◆ **INFORMATION SUPPLIED**
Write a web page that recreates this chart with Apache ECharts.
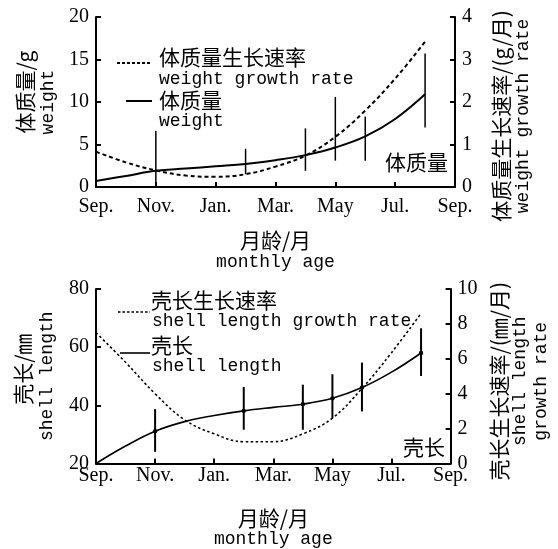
<!DOCTYPE html>
<html><head><meta charset="utf-8">
<script src="https://cdn.jsdelivr.net/npm/echarts@6/dist/echarts.min.js"></script>
<style>html,body{margin:0;padding:0;background:#fff}#c{width:558px;height:549px}</style>
</head><body><div id="c"></div>
<script>
const monthLabels = ['Sep.','Nov.','Jan.','Mar.','May','Jul.','Sep.'];
const months = [0,1,2,3,4,5,6,7,8,9,10,11];
const weight = [0.7,1.3,1.9,2.17,2.43,2.7,3.15,3.75,4.65,5.95,8.0,10.9];
const weightRate = [0.83,0.58,0.39,0.27,0.24,0.3,0.48,0.74,1.18,1.8,2.55,3.42];
const weightErrMonths = [2,5,7,8,9,11];
const weightErrLow = [0.6,1.5,1.9,3.1,3.1,7.0];
const weightErrHigh = [6.6,4.5,6.9,10.6,8.3,15.7];
const shell = [20,26,31.1,34.4,36.5,38.1,39.3,40.4,42.4,46.1,51.4,58];
const shellRate = [7.5,5.8,4.0,2.5,1.7,1.25,1.25,1.7,2.6,4.3,6.35,8.6];
const shellErrMonths = [2,5,7,8,9,11];
const shellErrMean = [31.1,38.1,40.4,42.4,46.1,58];
const shellErrLow = [24,31.6,31.6,35.6,37.9,50.1];
const shellErrHigh = [38.7,46.3,47.1,50.7,54.7,66.5];

const CJK = '"Noto Sans CJK SC"';
const MONO = '"Liberation Mono"';
const SERIF = '"Liberation Serif"';
const richName = (sp, padA) => ({
  a: {fontFamily: CJK, fontSize: 21, color: '#000', lineHeight: sp, padding: [0, 0, 0, padA || 0]},
  b: {fontFamily: MONO, fontSize: 18, color: '#000', lineHeight: sp}
});

function xAxisCfg(gridIndex, gap, labelMargin, sp) {
  return {
    type: 'value', gridIndex, min: 0, max: 12, interval: 2,
    name: '{a|月龄/月}\n{b|monthly age}', nameLocation: 'middle', nameGap: gap,
    nameTextStyle: {rich: richName(sp, 0)},
    axisLine: {lineStyle: {color: '#000', width: 2}},
    axisTick: {inside: true, length: 5, lineStyle: {color: '#000', width: 2}},
    axisLabel: {color: '#000', fontFamily: SERIF, fontSize: 20, margin: labelMargin,
      formatter: v => monthLabels[Math.round(v / 2)]},
    splitLine: {show: false}
  };
}
function yAxisCfg(gridIndex, pos, min, max, interval, name, gap, sp, pad, padA) {
  return {
    type: 'value', gridIndex, position: pos, min, max, interval,
    name, nameLocation: 'middle', nameGap: gap, nameRotate: 90,
    nameTextStyle: {rich: richName(sp, padA), padding: pad},
    axisLine: {show: true, lineStyle: {color: '#000', width: 2}},
    axisTick: {show: true, inside: true, length: 5, lineStyle: {color: '#000', width: 2}},
    axisLabel: {color: '#000', fontFamily: SERIF, fontSize: 20, margin: 7},
    splitLine: {show: false}
  };
}
function errSeries(xi, yi, ms, lo, hi, mean, width, dot) {
  return {
    type: 'custom', xAxisIndex: xi, yAxisIndex: yi,
    encode: {x: 0, y: [1, 2]},
    data: ms.map((m, i) => [m, lo[i], hi[i], mean ? mean[i] : 0]),
    renderItem: function (params, api) {
      const x = api.value(0);
      const p1 = api.coord([x, api.value(1)]);
      const p2 = api.coord([x, api.value(2)]);
      const children = [{type: 'line', shape: {x1: p1[0], y1: p1[1], x2: p2[0], y2: p2[1]},
        style: {stroke: '#000', lineWidth: width}}];
      if (dot) {
        const pm = api.coord([x, api.value(3)]);
        children.push({type: 'circle', shape: {cx: pm[0], cy: pm[1], r: 2.2}, style: {fill: '#000'}});
      }
      return {type: 'group', children};
    },
    z: 5
  };
}
function txt(x, y, text, font, align) {
  return {type: 'text', x, y, style: {text, font, fill: '#000', align: align || 'left', verticalAlign: 'middle'}};
}

const chart = echarts.init(document.getElementById('c'));
chart.setOption({
  backgroundColor: '#fff',
  animation: false,
  grid: [
    {left: 96, top: 17, width: 359, height: 170},
    {left: 96, top: 289, width: 359, height: 177}
  ],
  xAxis: [xAxisCfg(0, 42, 10, 22), xAxisCfg(1, 44, 2, 21)],
  yAxis: [
    yAxisCfg(0, 'left', 0, 20, 5, '{a|体质量/g}\n{b|weight}', 36, 23, [0, 0, 0, 0], 20),
    yAxisCfg(0, 'right', 0, 4, 1, '{a|体质量生长速率/(g/月)}\n{b|weight growth rate}', 35, 22, [0, 28, 0, 0], 0),
    yAxisCfg(1, 'left', 20, 80, 20, '{a|壳长/㎜}\n{b|shell length}', 37, 24, [0, 0, 0, 0], 14),
    yAxisCfg(1, 'right', 0, 10, 2, '{a|壳长生长速率/(㎜/月)}\n{b|shell length}\n{b|growth rate}', 32, 21, [0, 10, 0, 0], 0)
  ],
  series: [
    {type: 'line', xAxisIndex: 0, yAxisIndex: 0, data: months.map((m, i) => [m, weight[i]]),
      showSymbol: false, smooth: 0.4, lineStyle: {color: '#000', width: 2}},
    {type: 'line', xAxisIndex: 0, yAxisIndex: 1, data: months.map((m, i) => [m, weightRate[i]]),
      showSymbol: false, smooth: 0.4, lineStyle: {color: '#000', width: 2, type: [4, 3]}},
    errSeries(0, 0, weightErrMonths, weightErrLow, weightErrHigh, null, 1.5, false),
    {type: 'line', xAxisIndex: 1, yAxisIndex: 2, data: months.map((m, i) => [m, shell[i]]),
      showSymbol: false, smooth: 0.4, lineStyle: {color: '#000', width: 1.6}},
    {type: 'line', xAxisIndex: 1, yAxisIndex: 3, data: months.map((m, i) => [m, shellRate[i]]),
      showSymbol: false, smooth: 0.4, lineStyle: {color: '#000', width: 1.6, type: [2.5, 2.5]}},
    errSeries(1, 2, shellErrMonths, shellErrLow, shellErrHigh, shellErrMean, 2, true)
  ],
  graphic: [
    {type: 'line', shape: {x1: 117, y1: 63, x2: 151, y2: 63}, style: {stroke: '#000', lineWidth: 2, lineDash: [3, 2]}},
    txt(159, 57, '体质量生长速率', '21px ' + CJK),
    txt(159, 79, 'weight growth rate', '18px ' + MONO),
    {type: 'line', shape: {x1: 126, y1: 101, x2: 152, y2: 101}, style: {stroke: '#000', lineWidth: 2}},
    txt(159, 100, '体质量', '21px ' + CJK),
    txt(159, 121, 'weight', '18px ' + MONO),
    txt(448, 162, '体质量', '21px ' + CJK, 'right'),

    {type: 'line', shape: {x1: 118, y1: 312, x2: 150, y2: 312}, style: {stroke: '#000', lineWidth: 1.6, lineDash: [2.5, 2]}},
    txt(151, 300, '壳长生长速率', '21px ' + CJK),
    txt(152, 321, 'shell length growth rate', '18px ' + MONO),
    {type: 'line', shape: {x1: 120, y1: 353, x2: 150, y2: 353}, style: {stroke: '#000', lineWidth: 1.6}},
    txt(151, 345, '壳长', '21px ' + CJK),
    txt(152, 366, 'shell length', '18px ' + MONO),
    txt(445, 447, '壳长', '21px ' + CJK, 'right')
  ]
});
</script></body></html>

◆ **EXERCISE INSTRUCTIONS**
Make an exact reproduction of the listing above, without any pictures.

◆ **ANSWER FOR THIS EXERCISE**
Write a web page that recreates this chart with Apache ECharts.
<!DOCTYPE html>
<html><head><meta charset="utf-8">
<script src="https://cdn.jsdelivr.net/npm/echarts@6/dist/echarts.min.js"></script>
<style>html,body{margin:0;padding:0;background:#fff}#c{width:558px;height:549px}</style>
</head><body><div id="c"></div>
<script>
const monthLabels = ['Sep.','Nov.','Jan.','Mar.','May','Jul.','Sep.'];
const months = [0,1,2,3,4,5,6,7,8,9,10,11];
const weight = [0.7,1.3,1.9,2.17,2.43,2.7,3.15,3.75,4.65,5.95,8.0,10.9];
const weightRate = [0.83,0.58,0.39,0.27,0.24,0.3,0.48,0.74,1.18,1.8,2.55,3.42];
const weightErrMonths = [2,5,7,8,9,11];
const weightErrLow = [0.6,1.5,1.9,3.1,3.1,7.0];
const weightErrHigh = [6.6,4.5,6.9,10.6,8.3,15.7];
const shell = [20,26,31.1,34.4,36.5,38.1,39.3,40.4,42.4,46.1,51.4,58];
const shellRate = [7.5,5.8,4.0,2.5,1.7,1.25,1.25,1.7,2.6,4.3,6.35,8.6];
const shellErrMonths = [2,5,7,8,9,11];
const shellErrMean = [31.1,38.1,40.4,42.4,46.1,58];
const shellErrLow = [24,31.6,31.6,35.6,37.9,50.1];
const shellErrHigh = [38.7,46.3,47.1,50.7,54.7,66.5];

const CJK = '"Noto Sans CJK SC"';
const MONO = '"Liberation Mono"';
const SERIF = '"Liberation Serif"';
const richName = (sp, padA) => ({
  a: {fontFamily: CJK, fontSize: 21, color: '#000', lineHeight: sp, padding: [0, 0, 0, padA || 0]},
  b: {fontFamily: MONO, fontSize: 18, color: '#000', lineHeight: sp}
});

function xAxisCfg(gridIndex, gap, labelMargin, sp) {
  return {
    type: 'value', gridIndex, min: 0, max: 12, interval: 2,
    name: '{a|月龄/月}\n{b|monthly age}', nameLocation: 'middle', nameGap: gap,
    nameTextStyle: {rich: richName(sp, 0)},
    axisLine: {lineStyle: {color: '#000', width: 2}},
    axisTick: {inside: true, length: 5, lineStyle: {color: '#000', width: 2}},
    axisLabel: {color: '#000', fontFamily: SERIF, fontSize: 20, margin: labelMargin,
      formatter: v => monthLabels[Math.round(v / 2)]},
    splitLine: {show: false}
  };
}
function yAxisCfg(gridIndex, pos, min, max, interval, name, gap, sp, pad, padA) {
  return {
    type: 'value', gridIndex, position: pos, min, max, interval,
    name, nameLocation: 'middle', nameGap: gap, nameRotate: 90,
    nameTextStyle: {rich: richName(sp, padA), padding: pad},
    axisLine: {show: true, lineStyle: {color: '#000', width: 2}},
    axisTick: {show: true, inside: true, length: 5, lineStyle: {color: '#000', width: 2}},
    axisLabel: {color: '#000', fontFamily: SERIF, fontSize: 20, margin: 7},
    splitLine: {show: false}
  };
}
function errSeries(xi, yi, ms, lo, hi, mean, width, dot) {
  return {
    type: 'custom', xAxisIndex: xi, yAxisIndex: yi,
    encode: {x: 0, y: [1, 2]},
    data: ms.map((m, i) => [m, lo[i], hi[i], mean ? mean[i] : 0]),
    renderItem: function (params, api) {
      const x = api.value(0);
      const p1 = api.coord([x, api.value(1)]);
      const p2 = api.coord([x, api.value(2)]);
      const children = [{type: 'line', shape: {x1: p1[0], y1: p1[1], x2: p2[0], y2: p2[1]},
        style: {stroke: '#000', lineWidth: width}}];
      if (dot) {
        const pm = api.coord([x, api.value(3)]);
        children.push({type: 'circle', shape: {cx: pm[0], cy: pm[1], r: 2.2}, style: {fill: '#000'}});
      }
      return {type: 'group', children};
    },
    z: 5
  };
}
function txt(x, y, text, font, align) {
  return {type: 'text', x, y, style: {text, font, fill: '#000', align: align || 'left', verticalAlign: 'middle'}};
}

const chart = echarts.init(document.getElementById('c'));
chart.setOption({
  backgroundColor: '#fff',
  animation: false,
  grid: [
    {left: 96, top: 17, width: 359, height: 170},
    {left: 96, top: 289, width: 359, height: 177}
  ],
  xAxis: [xAxisCfg(0, 42, 10, 22), xAxisCfg(1, 44, 2, 21)],
  yAxis: [
    yAxisCfg(0, 'left', 0, 20, 5, '{a|体质量/g}\n{b|weight}', 36, 23, [0, 0, 0, 0], 20),
    yAxisCfg(0, 'right', 0, 4, 1, '{a|体质量生长速率/(g/月)}\n{b|weight growth rate}', 35, 22, [0, 28, 0, 0], 0),
    yAxisCfg(1, 'left', 20, 80, 20, '{a|壳长/㎜}\n{b|shell length}', 37, 24, [0, 0, 0, 0], 14),
    yAxisCfg(1, 'right', 0, 10, 2, '{a|壳长生长速率/(㎜/月)}\n{b|shell length}\n{b|growth rate}', 32, 21, [0, 10, 0, 0], 0)
  ],
  series: [
    {type: 'line', xAxisIndex: 0, yAxisIndex: 0, data: months.map((m, i) => [m, weight[i]]),
      showSymbol: false, smooth: 0.4, lineStyle: {color: '#000', width: 2}},
    {type: 'line', xAxisIndex: 0, yAxisIndex: 1, data: months.map((m, i) => [m, weightRate[i]]),
      showSymbol: false, smooth: 0.4, lineStyle: {color: '#000', width: 2, type: [4, 3]}},
    errSeries(0, 0, weightErrMonths, weightErrLow, weightErrHigh, null, 1.5, false),
    {type: 'line', xAxisIndex: 1, yAxisIndex: 2, data: months.map((m, i) => [m, shell[i]]),
      showSymbol: false, smooth: 0.4, lineStyle: {color: '#000', width: 1.6}},
    {type: 'line', xAxisIndex: 1, yAxisIndex: 3, data: months.map((m, i) => [m, shellRate[i]]),
      showSymbol: false, smooth: 0.4, lineStyle: {color: '#000', width: 1.6, type: [2.5, 2.5]}},
    errSeries(1, 2, shellErrMonths, shellErrLow, shellErrHigh, shellErrMean, 2, true)
  ],
  graphic: [
    {type: 'line', shape: {x1: 117, y1: 63, x2: 151, y2: 63}, style: {stroke: '#000', lineWidth: 2, lineDash: [3, 2]}},
    txt(159, 57, '体质量生长速率', '21px ' + CJK),
    txt(159, 79, 'weight growth rate', '18px ' + MONO),
    {type: 'line', shape: {x1: 126, y1: 101, x2: 152, y2: 101}, style: {stroke: '#000', lineWidth: 2}},
    txt(159, 100, '体质量', '21px ' + CJK),
    txt(159, 121, 'weight', '18px ' + MONO),
    txt(448, 162, '体质量', '21px ' + CJK, 'right'),

    {type: 'line', shape: {x1: 118, y1: 312, x2: 150, y2: 312}, style: {stroke: '#000', lineWidth: 1.6, lineDash: [2.5, 2]}},
    txt(151, 300, '壳长生长速率', '21px ' + CJK),
    txt(152, 321, 'shell length growth rate', '18px ' + MONO),
    {type: 'line', shape: {x1: 120, y1: 353, x2: 150, y2: 353}, style: {stroke: '#000', lineWidth: 1.6}},
    txt(151, 345, '壳长', '21px ' + CJK),
    txt(152, 366, 'shell length', '18px ' + MONO),
    txt(445, 447, '壳长', '21px ' + CJK, 'right')
  ]
});
</script></body></html>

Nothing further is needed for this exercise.